Tuesday, May 8, 2012

The New Coastal Regulations

Doug Rose has a great commentary up about the recent closures on the west end rivers over at His Blog. I completely agree with what he says. I want to take a second to talk about the impact on the Quinault with these closures. In the pamphlet it sites impact on salmon smolts as the reason for the closures, and only streams listed can be fished. Cook creek is the ONLY stream listed on the lower Quinault. Now, I should note that of all the coastal rivers, the Quinault is perhaps the least impacted by this regulation because of the large portion of its drainage inside the Olympic National Park and the Quinault Indian Reservation.
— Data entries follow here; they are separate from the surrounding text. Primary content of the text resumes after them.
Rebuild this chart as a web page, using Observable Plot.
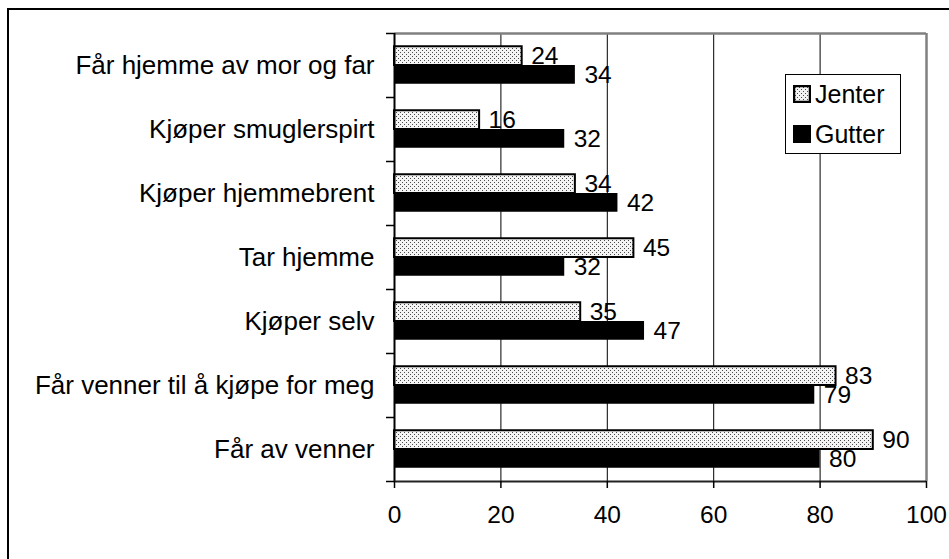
<!DOCTYPE html>
<html>
<head>
<meta charset="utf-8">
<script src="https://cdn.jsdelivr.net/npm/d3@7"></script>
<script src="https://cdn.jsdelivr.net/npm/@observablehq/plot@0.6"></script>
<style>
  html, body { margin: 0; padding: 0; background: #fff; overflow: hidden; }
  #wrap { position: relative; width: 949px; height: 559px; overflow: hidden; font-family: "Liberation Sans", Arial, sans-serif; }
  #outer { position: absolute; left: 7px; top: 8px; width: 1000px; height: 700px; border: 2px solid #000; box-sizing: border-box; }
  #chart { position: absolute; left: 0; top: 0; }
  #legend { position: absolute; left: 785px; top: 74px; width: 116px; height: 80px; box-sizing: border-box;
            border: 1.5px solid #000; background: #fff; font-size: 25px; color: #000; }
  .item { position: absolute; left: 7px; display: flex; align-items: center; height: 26px; }
  .item svg { margin-right: 4px; }
</style>
</head>
<body>
<div id="wrap">
  <div id="outer"></div>
  <div id="chart"></div>
  <div id="legend"></div>
</div>
<script>
const categories = [
  "Får hjemme av mor og far",
  "Kjøper smuglerspirt",
  "Kjøper hjemmebrent",
  "Tar hjemme",
  "Kjøper selv",
  "Får venner til å kjøpe for meg",
  "Får av venner"
];
const seriesNames = ["Jenter", "Gutter"];
const jenter = [24, 16, 34, 45, 35, 83, 90];
const gutter = [34, 32, 42, 32, 47, 79, 80];
const xTicks = [0, 20, 40, 60, 80, 100];
const gridTicks = [20, 40, 60, 80];

const jData = categories.map((c, i) => ({category: c, value: jenter[i]}));
const gData = categories.map((c, i) => ({category: c, value: gutter[i]}));

const FONT = "Liberation Sans, Arial, sans-serif";

function defs() {
  const d = d3.create("svg:defs");
  const p = d.append("pattern").attr("id", "dots").attr("width", 4).attr("height", 4)
    .attr("patternUnits", "userSpaceOnUse");
  p.append("rect").attr("width", 4).attr("height", 4).attr("fill", "#f4f4f4");
  p.append("rect").attr("x", 0).attr("y", 0).attr("width", 1).attr("height", 1).attr("fill", "#4a4a4a");
  p.append("rect").attr("x", 2).attr("y", 2).attr("width", 1).attr("height", 1).attr("fill", "#4a4a4a");
  return d.node();
}

const plot = Plot.plot({
  width: 949,
  height: 559,
  marginLeft: 394,
  marginRight: 23,
  marginTop: 33,
  marginBottom: 78,
  style: {fontFamily: FONT, fontSize: "24px", color: "#000", background: "transparent"},
  x: {domain: [0, 100], ticks: xTicks},
  y: {domain: categories, padding: 0, label: null},
  marks: [
    defs,
    // gridlines
    Plot.ruleX(gridTicks, {stroke: "#000", strokeWidth: 1}),
    // right and top border (gray)
    Plot.ruleX([100], {stroke: "#808080", strokeWidth: 2.5}),
    Plot.ruleY([categories[0]], {dy: -32, stroke: "#808080", strokeWidth: 2.5}),
    // bars
    Plot.barX(jData, {y: "category", x: "value", fill: "url(#dots)", stroke: "#000", strokeWidth: 2,
      insetTop: 13.25, insetBottom: 32}),
    Plot.barX(gData, {y: "category", x: "value", fill: "#000",
      insetTop: 32, insetBottom: 13.25}),
    // value labels
    Plot.text(jData, {y: "category", x: "value", text: d => String(d.value), dy: -9.4, dx: 9,
      textAnchor: "start", fontSize: 24.5, fill: "#000"}),
    Plot.text(gData, {y: "category", x: "value", text: d => String(d.value), dy: 9.4, dx: 9,
      textAnchor: "start", fontSize: 24.5, fill: "#000"}),
    // axes lines
    Plot.ruleX([0], {stroke: "#000", strokeWidth: 2}),
    Plot.ruleY([categories[categories.length - 1]], {dy: 32, stroke: "#222", strokeWidth: 2}),
    // left boundary ticks
    Plot.axisY({tickSize: 8, dy: -32, tickFormat: () => "", stroke: "#000", strokeWidth: 1.5}),
    Plot.axisY([categories[categories.length - 1]], {tickSize: 8, dy: 32, tickFormat: () => "", stroke: "#000", strokeWidth: 1.5}),
    // category labels
    Plot.axisY({tickSize: 0, tickPadding: 20, fontSize: 26, label: null}),
    // x axis
    Plot.axisX({ticks: xTicks, tickSize: 7, tickPadding: 17, fontSize: 24.5, label: null, stroke: "#000", strokeWidth: 1.5})
  ]
});
document.getElementById("chart").appendChild(plot);

// legend
const legend = document.getElementById("legend");
const swatches = {
  Jenter: `<svg width="18" height="18"><defs><pattern id="ldots" width="4" height="4" patternUnits="userSpaceOnUse"><rect width="4" height="4" fill="#f4f4f4"/><rect width="1" height="1" fill="#4a4a4a"/><rect x="2" y="2" width="1" height="1" fill="#4a4a4a"/></pattern></defs><rect x="1" y="1" width="16" height="16" fill="url(#ldots)" stroke="#000" stroke-width="2.5"/></svg>`,
  Gutter: `<svg width="18" height="18"><rect x="0" y="0" width="18" height="18" fill="#000"/></svg>`
};
seriesNames.forEach((name, i) => {
  const it = document.createElement("div");
  it.className = "item";
  it.style.top = (6 + i * 40) + "px";
  it.innerHTML = swatches[name] + `<span>${name}</span>`;
  legend.appendChild(it);
});
</script>
</body>
</html>
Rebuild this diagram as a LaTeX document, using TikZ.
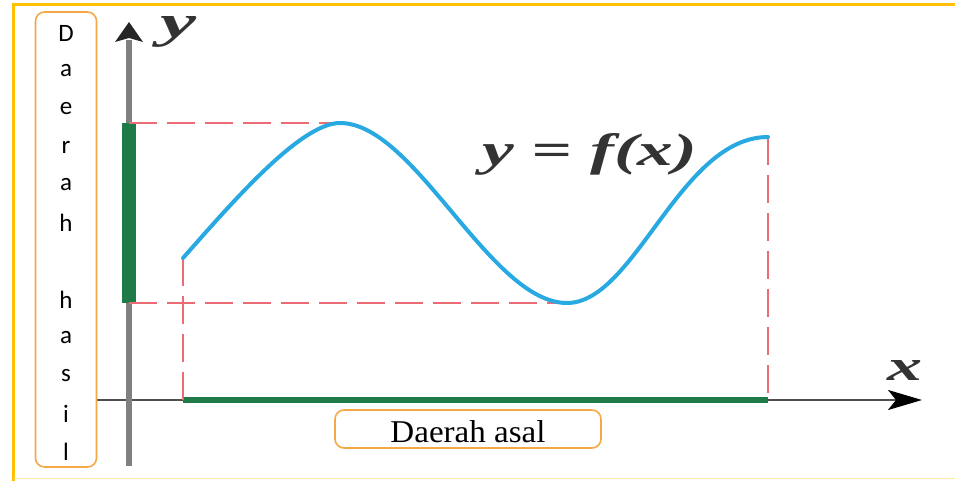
\documentclass[tikz,border=0pt]{standalone}
\usepackage{fontspec}
\setmainfont{Liberation Serif}
\newfontfamily\carlito{Carlito}
\usetikzlibrary{arrows.meta}
\definecolor{frameyellow}{RGB}{255,192,0}
\definecolor{boxorange}{RGB}{245,168,70}
\definecolor{curveblue}{RGB}{41,169,225}
\definecolor{dashred}{RGB}{236,108,118}
\definecolor{bargreen}{RGB}{30,122,70}
\definecolor{axisgray}{RGB}{128,128,128}
\definecolor{axisdark}{RGB}{80,80,80}
\tikzset{
  labelbox/.style={draw=boxorange, fill=white, line width=1.6pt, rounded corners=9pt, inner sep=0pt},
  guide/.style={draw=dashred, line width=2.5pt, dash pattern=on 28pt off 10pt},
  rangebar/.style={draw=bargreen},
  graph/.style={draw=curveblue, line width=4pt, line cap=round},
  axlabel/.style={inner sep=0pt, text=black!80, font=\bfseries\itshape}
}
\begin{document}
\begin{tikzpicture}[x=1pt,y=-1pt]
\useasboundingbox (0,0) rectangle (955,481);
% frame
\draw[frameyellow, line width=3pt] (13.5,481) -- (13.5,4.5) -- (955,4.5);
\draw[frameyellow!35, line width=1pt] (13.5,478) -- (955,478);
% key coordinates
\coordinate (O) at (129,400);
\coordinate (ytop) at (129,22);
\coordinate (ybot) at (129,466);
\coordinate (xleft) at (35,400);
\coordinate (xright) at (922,400);
\coordinate (A) at (183,258);
\coordinate (M) at (340,123);
\coordinate (N) at (567,303);
\coordinate (B) at (768,137);
\coordinate (Ax) at (183,400);
\coordinate (Bx) at (768,400);
\coordinate (My) at (129,123);
\coordinate (Ny) at (129,303);
% axes
\draw[axisdark, line width=2pt, -{Stealth[length=34pt, width=20pt, inset=8pt, black]}] (xleft) -- (xright);
\draw[axisgray, line width=6pt] (ybot) -- (129,40);
\fill[black!85] (ytop) -- (115,42) -- (129,38) -- (143,42) -- cycle;
% ranges
\draw[rangebar, line width=14pt] (My) -- (Ny);
\draw[rangebar, line width=6pt] (Ax) -- (Bx);
% guides
\draw[guide] (My) -- (M);
\draw[guide] (Ny) -- (N);
\draw[guide] (A) -- (Ax);
\draw[guide] (B) -- (Bx);
% curve
\draw[graph] (A) .. controls (230,205) and (300,123) .. (M)
  .. controls (415,123) and (490,303) .. (N)
  .. controls (635,303) and (680,137) .. (B);
% labels
\node[axlabel, anchor=base west] (fx) at (482,165) {\resizebox{215pt}{32pt}{y = f(x)}};
\node[axlabel, anchor=base west] (ylab) at (160,38) {\resizebox{36pt}{21pt}{y}};
\node[axlabel, anchor=base west] (xlab) at (887,380) {\resizebox{35pt}{20pt}{x}};
% Daerah hasil box
\node[labelbox, minimum width=61pt, minimum height=455pt] (hasil) at (66,239.5) {};
\foreach \ch/\yy in {D/33, a/71, e/109, r/147, a/185, h/223, h/300, a/338, s/376, i/414, l/452}
  \node[inner sep=0pt, font=\carlito\fontsize{25}{25}\selectfont] at (66,\yy) {\ch};
% Daerah asal box
\node[labelbox, minimum width=266pt, minimum height=38pt] (asal) at (468,429) {};
\node[inner sep=0pt, anchor=base] (asaltext) at (468,442) {\resizebox{155pt}{22pt}{Daerah asal}};
\end{tikzpicture}
\end{document}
This still manages to close my favorite creek, the place where I caught my first fish without parental supervision, even though all of the creek that is located within the jurisdiction of the WDFW is separated from the lower stem by a dry section for roughly 9 months of the year, and about a mile from the state/reservation line there is an impassable waterfall. These two natural barriers create a stream that does not support any Salmon and no Sea-Run Cutthroat and even if it did, logging activity has degraded a vast majority of spawning ground. A small number of steelhead make it up to state land, and admittedly there are a number of steelhead smolts that call the pools all the way to falls home, but this stream hosts one of the best resident cutthroat and rainbow populations in the entire drainage due to its natural barriers. These fish receive little pressure, in fact the only other people I've ever encountered on this creek were local kids going swimming. Meanwhile, the upper Quinault hosts considerable amounts of juvenile salmonoids of every species that calls this drainage home. In addition, this time of year holds no salmon fishery, a very small resident cutthroat fishery, and a few early summer steelhead in the upper river. The fish it has in abundance right now are the native char, Dolly Varden and ESU listed Bull Trout, that make their yearly spawning run in June both from the Lake and the Pacific. The upper river remains wide open under the new regulations. Is this the logic our lawmakers follow? Completely close, even to catch and release, streams with little potential for anadromous fish production, but leave wide open, even to wild harvest, a portion of the river where ESU listed fish are currently spawning? Doesn't make sense to me.